We have seen that we can fit an SVM with a non-linear kernel in order to perform classification using a non-linear decision boundary. We will now see that we can also obtain a non-linear decision boundary by performing logistic regression using non-linear transformations of the features. ## a.Generate a data set with n = 500 and p = 2, such that the observations belong to two classes with a quadratic decision boundary between them. For instance, you can do this as follows:

set.seed(290923)
train <- data.frame(
  x1 = runif(500) - 0.5,
  x2 = runif(500) - 0.5
)
train$y <- factor(as.numeric((train$x1^2 - train$x2^2 > 0)))

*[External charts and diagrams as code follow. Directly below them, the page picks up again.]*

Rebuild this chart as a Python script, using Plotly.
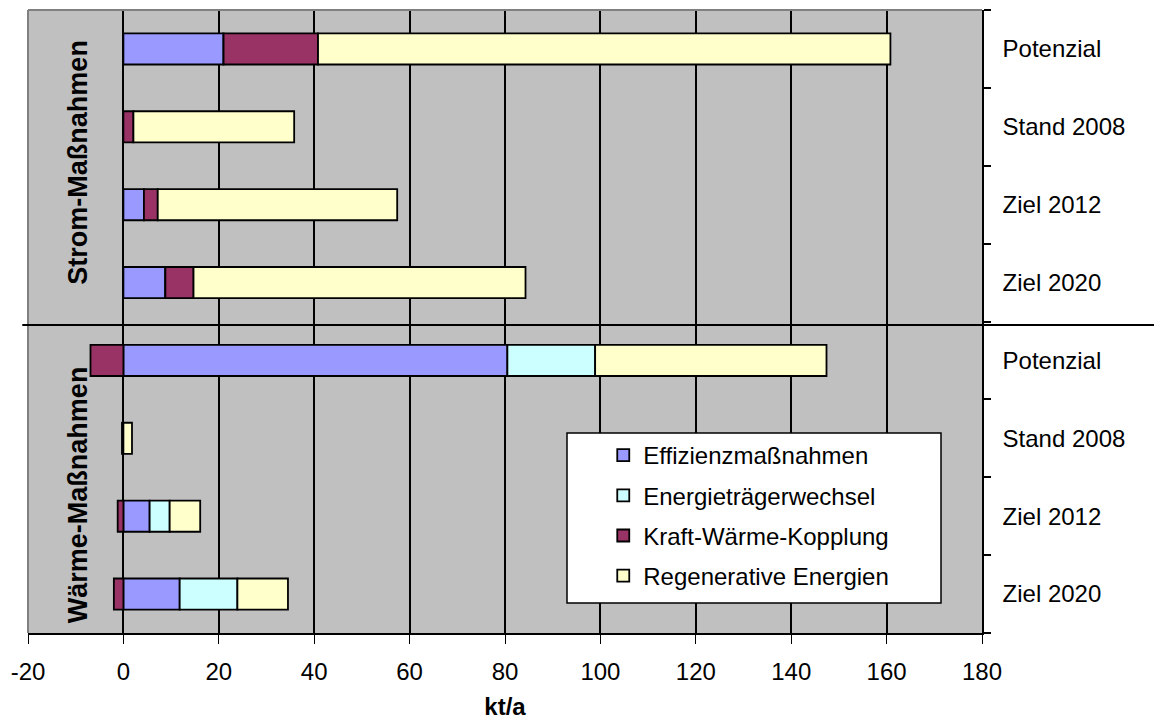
import plotly.graph_objects as go

# ---- data ----
groups = ["Strom-Maßnahmen", "Wärme-Maßnahmen"]
stages = ["Potenzial", "Stand 2008", "Ziel 2012", "Ziel 2020"]

series_names = ["Effizienzmaßnahmen", "Energieträgerwechsel",
                "Kraft-Wärme-Kopplung", "Regenerative Energien"]

# values per row: Strom (Potenzial, Stand 2008, Ziel 2012, Ziel 2020), then Wärme (same order)
effizienz = [21.0, 0.0, 4.3, 8.8, 80.5, 0.0, 5.5, 11.8]
energietraeger = [0.0, 0.0, 0.0, 0.0, 18.4, 0.0, 4.2, 12.1]
kwk = [19.8, 2.1, 2.9, 5.9, -6.9, -0.3, -1.2, -2.0]
regenerativ = [120.0, 33.7, 50.2, 69.6, 48.5, 1.8, 6.4, 10.6]

x_ticks = [-20, 0, 20, 40, 60, 80, 100, 120, 140, 160, 180]

colors = ["#9999FF", "#CCFFFF", "#993366", "#FFFFCC"]
FONT = "Liberation Sans, Arial, sans-serif"

# row positions from categories
rows = [g * len(stages) + i for g in range(len(groups)) for i in range(len(stages))]
row_labels = [s for _ in groups for s in stages]
n_rows = len(rows)

fig = go.Figure()
for k, (name, vals) in enumerate(zip(series_names,
                                      [effizienz, energietraeger, kwk, regenerativ])):
    fig.add_trace(go.Bar(
        x=vals, y=rows, orientation="h", name=name,
        legendgroup=name,
        marker=dict(color=colors[k], line=dict(color="black", width=1.8)),
        width=0.4,
    ))

# page has an 8px body margin; figure is sized to the remaining area
fig.update_layout(
    width=1154, height=720,
    margin=dict(l=20, r=180, t=2, b=95),
    paper_bgcolor="white",
    plot_bgcolor="#C0C0C0",
    barmode="relative",
    font=dict(family=FONT, size=24, color="black"),
    showlegend=True,
    legend=dict(
        x=0.603, y=0.321, xanchor="left", yanchor="top",
        bgcolor="rgba(0,0,0,0)", borderwidth=0,
        font=dict(family=FONT, size=24, color="black"),
        tracegroupgap=6,
        traceorder="grouped",
    ),
)

fig.update_xaxes(
    range=[x_ticks[0], x_ticks[-1]],
    tickvals=x_ticks,
    ticktext=[str(v) for v in x_ticks],
    showgrid=True, gridcolor="black", gridwidth=1.7,
    zeroline=False,
    showline=True, linecolor="black", linewidth=2,
    ticks="outside", ticklen=9, tickcolor="black", tickwidth=1,
    ticklabelstandoff=7,
    tickfont=dict(family=FONT, size=24),
    title=dict(text="<b>kt/a</b>", font=dict(family=FONT, size=24), standoff=14),
)

fig.update_yaxes(
    range=[n_rows - 0.5, -0.5],
    side="right",
    tickvals=rows,
    ticktext=row_labels,
    showgrid=False, zeroline=False,
    showline=True, linecolor="black", linewidth=1.5,
    ticks="outside", ticklen=0,
    ticklabelstandoff=14,
    tickfont=dict(family=FONT, size=24),
    minor=dict(tickmode="array",
               tickvals=[r - 0.5 for r in rows] + [rows[-1] + 0.5],
               ticks="outside", ticklen=7, tickcolor="black", tickwidth=1.5,
               showgrid=False),
)

# plot frame (gray left & top edges)
fig.add_shape(type="line", xref="paper", yref="paper", x0=0, x1=0, y0=0, y1=1,
              line=dict(color="#808080", width=2))
fig.add_shape(type="line", xref="paper", yref="paper", x0=0, x1=1, y0=1, y1=1,
              line=dict(color="#808080", width=2))

# divider between groups, extending to the right edge
fig.add_shape(type="line", xref="paper", yref="paper", x0=-0.006, x1=1.19,
              y0=(633 - 325) / 623, y1=(633 - 325) / 623,
              line=dict(color="black", width=2))

# legend box
fig.add_shape(type="rect", xref="paper", yref="paper",
              x0=(567 - 28) / 954, x1=(941 - 28) / 954,
              y0=(633 - 603) / 623, y1=(633 - 433) / 623,
              fillcolor="white", line=dict(color="black", width=1.5), layer="above")

# group labels
for g, yc in zip(groups, [1.46, 5.73]):
    fig.add_annotation(text="<b>%s</b>" % g, xref="paper", yref="y",
                       x=(78 - 28) / 954, y=yc, textangle=-90, showarrow=False,
                       font=dict(family=FONT, size=27, color="black"),
                       xanchor="center", yanchor="middle")

fig.write_html("out.html")
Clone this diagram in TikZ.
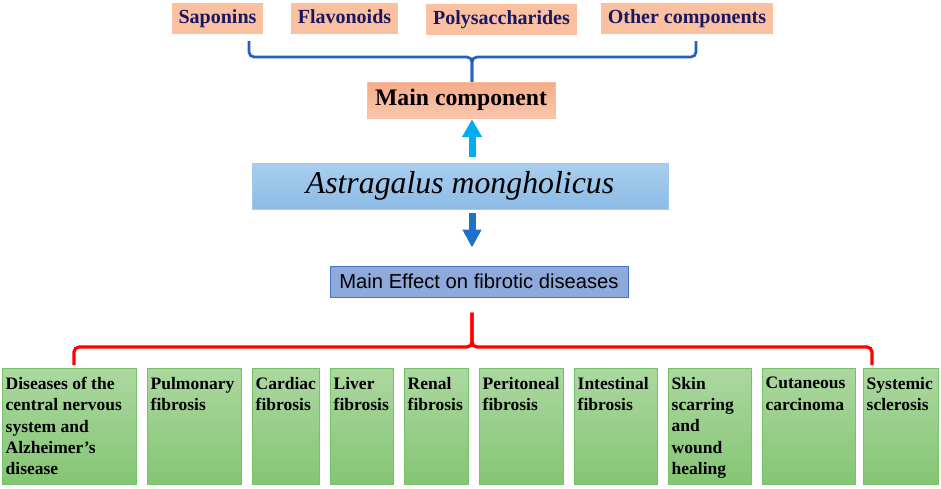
\documentclass[tikz,border=0pt]{standalone}
\usepackage{fontspec}
\setmainfont{Liberation Serif}
\newfontfamily\effectfont{Liberation Sans}
\usetikzlibrary{arrows.meta,calc}
\definecolor{peach}{RGB}{250,192,160}
\definecolor{navytext}{RGB}{24,24,98}
\definecolor{braceblue}{RGB}{34,96,192}
\definecolor{skyarrow}{RGB}{0,174,239}
\definecolor{deeparrow}{RGB}{30,112,200}
\definecolor{effectfill}{RGB}{142,169,219}
\definecolor{effectline}{RGB}{72,114,196}
\definecolor{greenline}{RGB}{118,194,104}
\begin{document}
\begin{tikzpicture}[x=1pt,y=-1pt,
        compbox/.style={fill=peach,minimum height=31,text height=14,text depth=4,inner sep=0,
            font=\fontsize{20}{24}\selectfont\bfseries,text=navytext},
        mainbox/.style={top color={rgb,255:red,245;green,172;blue,136},bottom color={rgb,255:red,250;green,198;blue,172},
            draw={rgb,255:red,248;green,190;blue,160},minimum width=188,minimum height=36,inner sep=0,
            font=\fontsize{23.7}{28}\selectfont\bfseries},
        plantbox/.style={top color={rgb,255:red,170;green,206;blue,239},bottom color={rgb,255:red,140;green,187;blue,229},
            draw={rgb,255:red,160;green,200;blue,236},minimum width=416,minimum height=46,inner sep=0,
            font=\fontsize{31.8}{36}\selectfont\itshape},
        effectbox/.style={fill=effectfill,draw=effectline,line width=1,minimum width=298,minimum height=31,inner sep=0,
            font=\effectfont\fontsize{20.2}{24}\selectfont},
        disease/.style={top color={rgb,255:red,172;green,216;blue,160},bottom color={rgb,255:red,132;green,197;blue,116},
            draw=greenline,anchor=north west,inner xsep=3.5,inner ysep=9,
            font=\fontsize{17.5}{21.3}\selectfont\bfseries},
        brace/.style={line width=2.7,rounded corners=5,color=braceblue},
        redbrace/.style={line width=3.2,rounded corners=5,color=red}]
    \useasboundingbox (0,0) rectangle (941,488);
    % components
    \node [compbox,minimum width=91] (sap) at (217.5,18) {Saponins};
    \node [compbox,minimum width=107] (fla) at (344.5,18.5) {Flavonoids};
    \node [compbox,minimum width=151] (pol) at (501.5,19.5) {Polysaccharides};
    \node [compbox,minimum width=172] (oth) at (687,18.5) {Other components};
    \node [mainbox] (main) at (461,100) {Main component};
    \node [plantbox] (plant) at (460,186) {Astragalus mongholicus};
    \node [effectbox] (effect) at (479,281.5) {Main Effect on fibrotic diseases};
    % blue brace
    \coordinate (bl) at (249,41);
    \coordinate (br) at (696,41);
    \coordinate (bc) at (472,57);
    \draw [brace] (bl) |- (bc) -- (bc |- main.north);
    \draw [brace] (br) |- (bc) -- (bc |- main.north);
    % arrows
    \draw [-{Triangle[width=19pt,length=18pt]},line width=7,skyarrow,shorten <=6pt,shorten >=1pt] (plant.north -| bc) -- (main.south -| bc);
    \draw [-{Triangle[width=18pt,length=18pt]},line width=7,deeparrow,shorten <=4pt,shorten >=18pt] (plant.south -| bc) -- (effect.north -| bc);
    % diseases
    \foreach \i/\xl/\w/\txt in {1/2/134/{Diseases of the\\central nervous\\system and\\Alzheimer’s\\disease},
            2/147/94/{Pulmonary\\fibrosis},3/252/67/{Cardiac\\fibrosis},4/330/63/{Liver\\fibrosis},
            5/404/64/{Renal\\fibrosis},6/479/84/{Peritoneal\\fibrosis},7/574/83/{Intestinal\\fibrosis},
            8/668/83/{Skin\\scarring\\and\\wound\\healing},9/762/93/{Cutaneous\\carcinoma},10/863/75/{Systemic\\sclerosis}}
        \node [disease,minimum width=\w] (d\i) at (\xl,368) {\parbox[t][98pt][t]{\dimexpr\w pt-7pt\relax}{\raggedright\txt}};
    % red brace
    \coordinate (rl) at (74,365);
    \coordinate (rr) at (872,365);
    \coordinate (rc) at (472,347);
    \draw [redbrace] (rl) |- (rc) -- ($(rc |- effect.south)+(0,15)$);
    \draw [redbrace] (rr) |- (rc) -- ($(rc |- effect.south)+(0,15)$);
\end{tikzpicture}
\end{document}
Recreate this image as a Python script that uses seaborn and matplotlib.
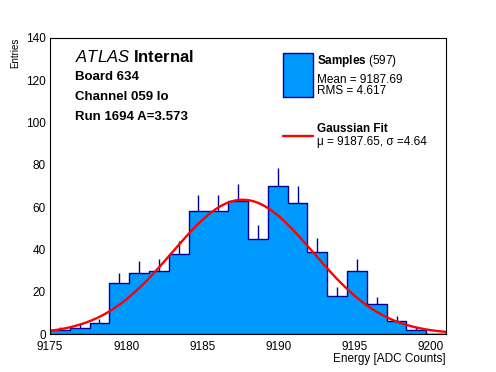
import matplotlib

matplotlib.use("Agg")
import matplotlib.pyplot as plt
import numpy as np
import pandas as pd
import seaborn as sns
from matplotlib.lines import Line2D
from matplotlib.patches import Rectangle
from matplotlib.ticker import MultipleLocator

# histogram of pedestal samples
BIN_LOW = 9175.0
BIN_WIDTH = 1.3
COUNTS = [2, 3, 5, 24, 29, 30, 38, 58, 58, 63, 45, 70, 62, 39, 18, 30, 14, 6, 2, 0]

# fit / stats shown in the legend
FIT_MU = 9187.65
FIT_SIGMA = 4.64
FIT_CONST = 63.5
N_SAMPLES = 597
MEAN = 9187.69
RMS = 4.617

BOARD = "634"
CHANNEL = "059 lo"
RUN = "1694"
AMPLITUDE = "3.573"

FILL = "#0099ff"
EDGE = "#000099"
FONT = ["Liberation Sans", "DejaVu Sans"]


def main() -> None:
    sns.set_style("white")
    plt.rcParams.update({
        "font.family": FONT,
        "axes.linewidth": 0.8,
        "axes.edgecolor": "black",
        "text.color": "black",
        "axes.labelcolor": "black",
        "xtick.color": "black",
        "ytick.color": "black",
        "mathtext.fontset": "custom",
        "mathtext.rm": "Liberation Sans",
        "mathtext.it": "Liberation Sans:italic",
        "mathtext.bf": "Liberation Sans:bold",
    })

    edges = BIN_LOW + BIN_WIDTH * np.arange(len(COUNTS) + 1)
    centers = edges[:-1] + BIN_WIDTH / 2
    hist = pd.DataFrame({"energy": centers, "entries": COUNTS})

    fig = plt.figure(figsize=(4.96, 3.72), dpi=100)
    ax = fig.add_axes([0.1008, 0.102, 0.7984, 0.796])

    sns.histplot(
        data=hist,
        x="energy",
        weights="entries",
        bins=edges.tolist(),
        element="step",
        fill=True,
        facecolor=FILL,
        edgecolor=EDGE,
        linewidth=1.0,
        alpha=1,
        ax=ax,
    )
    has = hist["entries"] > 0
    ax.vlines(
        hist.loc[has, "energy"],
        hist.loc[has, "entries"],
        hist.loc[has, "entries"] + np.sqrt(hist.loc[has, "entries"]),
        color=EDGE,
        linewidth=1.0,
    )

    xs = np.linspace(edges[0], edges[-1], 400)
    fit = FIT_CONST * np.exp(-0.5 * ((xs - FIT_MU) / FIT_SIGMA) ** 2)
    sns.lineplot(x=xs, y=fit, color="red", linewidth=1.7, ax=ax)

    ax.set_xlim(edges[0], edges[-1])
    ax.set_ylim(0, 140)
    ax.xaxis.set_major_locator(MultipleLocator(5))
    ax.xaxis.set_minor_locator(MultipleLocator(1))
    ax.yaxis.set_major_locator(MultipleLocator(20))
    ax.yaxis.set_minor_locator(MultipleLocator(5))
    ax.tick_params(which="both", direction="in", top=False, right=False, width=0.8, labelsize=8.5)
    ax.tick_params(which="major", length=6, pad=5)
    ax.tick_params(which="minor", length=3)
    ax.tick_params(axis="y", which="major", pad=3)
    ax.set_xlabel("Energy [ADC Counts]", loc="right", fontsize=8.5, labelpad=0)
    ax.set_ylabel("Entries", loc="top", fontsize=7, labelpad=4)

    # top-left labels
    ax.text(0.063, 0.936, r"$\it{ATLAS}$ $\bf{Internal}$", transform=ax.transAxes,
            fontsize=12, va="center")
    for y, line in [(0.868, f"Board {BOARD}"), (0.801, f"Channel {CHANNEL}"),
                    (0.733, f"Run {RUN} A={AMPLITUDE}")]:
        ax.text(0.063, y, line, transform=ax.transAxes, fontsize=9.5,
                fontweight="bold", va="center")

    # legend box
    ax.add_patch(Rectangle((0.588, 0.801), 0.0758, 0.149, transform=ax.transAxes,
                           facecolor=FILL, edgecolor=EDGE, linewidth=1.0))
    ax.text(0.674, 0.922, r"$\bf{Samples}$" + f" ({N_SAMPLES})", transform=ax.transAxes,
            fontsize=8.5, va="center")
    ax.text(0.674, 0.858, f"Mean = {MEAN:.2f}", transform=ax.transAxes, fontsize=8.5, va="center")
    ax.text(0.674, 0.821, f"RMS = {RMS:.3f}", transform=ax.transAxes, fontsize=8.5, va="center")

    ax.add_line(Line2D([0.588, 0.663], [0.669, 0.669], transform=ax.transAxes,
                       color="red", linewidth=1.7))
    ax.text(0.674, 0.693, "Gaussian Fit", transform=ax.transAxes, fontsize=8.5,
            fontweight="bold", va="center")
    ax.text(0.674, 0.649, f"\u03bc = {FIT_MU:.2f}, \u03c3 ={FIT_SIGMA:.2f}",
            transform=ax.transAxes, fontsize=8.5, va="center")

    fig.savefig("out.png", dpi=100)
    plt.close(fig)


if __name__ == "__main__":
    main()
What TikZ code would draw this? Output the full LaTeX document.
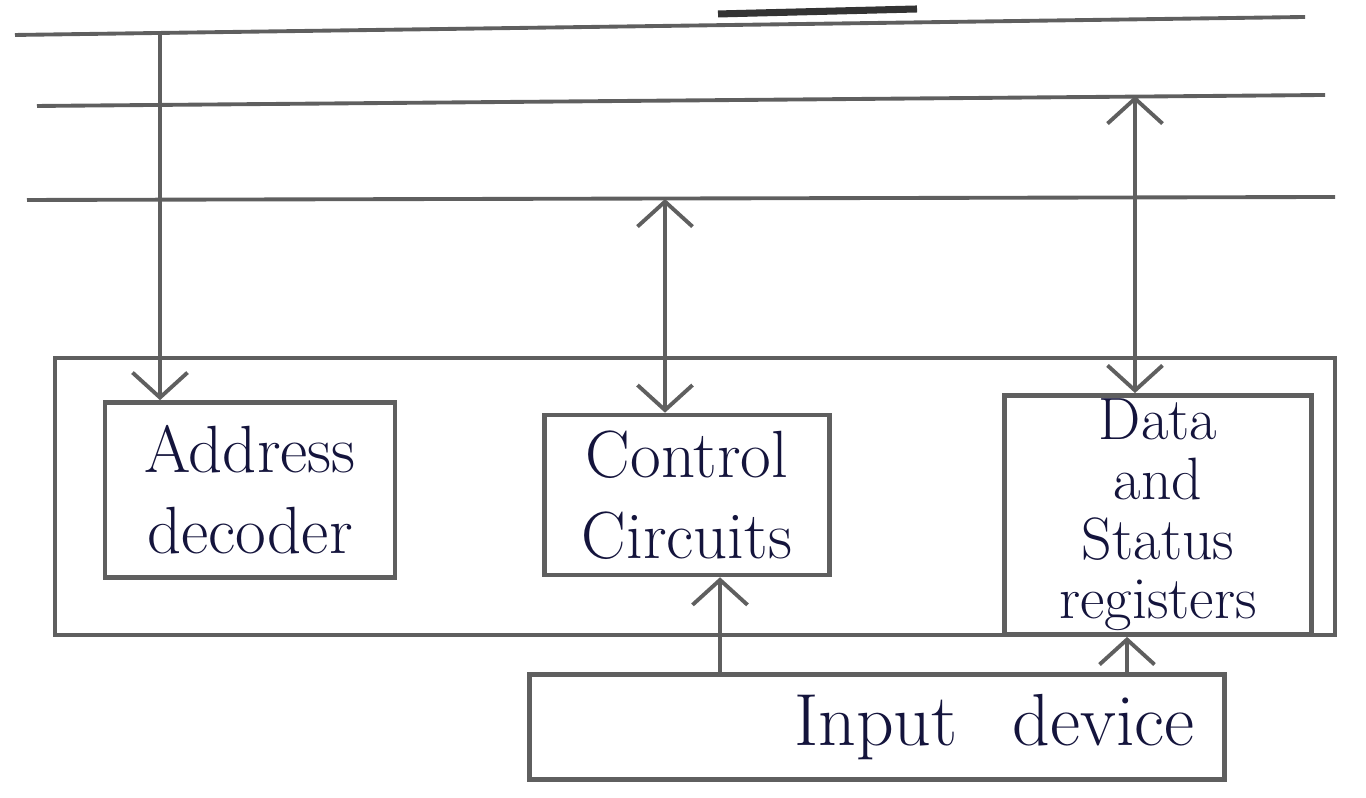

b. Plot the observations, colored according to their class labels. Your plot should display X1 on the x-axis, and X2 on the y-axis.

library(ggplot2)
## Warning: package 'ggplot2' was built under R version 4.3.3
## 
## Attaching package: 'ggplot2'
## The following object is masked from 'package:randomForest':
## 
##     margin
p <- ggplot(train, aes(x = x1, y = x2, color = y)) + 
  geom_point(size = 2)
p

c. Fit a logistic regression model to the data, using X1 and X2 as predictors.

fit1 <- glm(y ~ ., data = train, family = "binomial")

d. Apply this model to the training data in order to obtain a predicted class label for each training observation. Plot the observations, colored according to the predicted class labels. The decision boundary should be linear.

plot_model <- function(fit) {
  if (inherits(fit, "svm")) {
    train$p <- predict(fit)
  } else {
    train$p <- factor(as.numeric(predict(fit) > 0))
  }
  ggplot(train, aes(x = x1, y = x2, color = p)) + 
    geom_point(size = 2)
}

plot_model(fit1)

e. Now fit a logistic regression model to the data using non-linear functions of X1 and X2 as predictors.

fit2 <- glm(y ~ poly(x1, 2) + poly(x2, 2), data = train, family = "binomial")
## Warning: glm.fit: algorithm did not converge
## Warning: glm.fit: fitted probabilities numerically 0 or 1 occurred

f. Apply this model to the training data in order to obtain a predicted class label for each training observation. Plot the observations, colored according to the predicted class labels. The decision boundary should be obviously non-linear. If it is not, then repeat (a)-(e) until you come up with an example in which the predicted class labels are obviously non-linear.

plot_model(fit2)

g. it a support vector classifier to the data with X1 and X2 as predictors. Obtain a class prediction for each training observation. Plot the observations, colored according to the predicted class labels.

library(e1071)
## Warning: package 'e1071' was built under R version 4.3.3
fit3 <- svm(y ~ x1 + x2, data = train, kernel = "linear")
plot_model(fit3)

h. Fit a SVM using a non-linear kernel to the data. Obtain a class prediction for each training observation. Plot the observations, colored according to the predicted class labels.

fit4 <- svm(y ~ x1 + x2, data = train, kernel = "polynomial", degree = 2)
plot_model(fit4)

## i. Comment on your results.

cat("When simulating data with a quadratic decision boundary, both a logistic regression model with quadratic transformations of the variables and an SVM model with a quadratic kernel provide significantly better and similar fits compared to standard linear methods.")
## When simulating data with a quadratic decision boundary, both a logistic regression model with quadratic transformations of the variables and an SVM model with a quadratic kernel provide significantly better and similar fits compared to standard linear methods.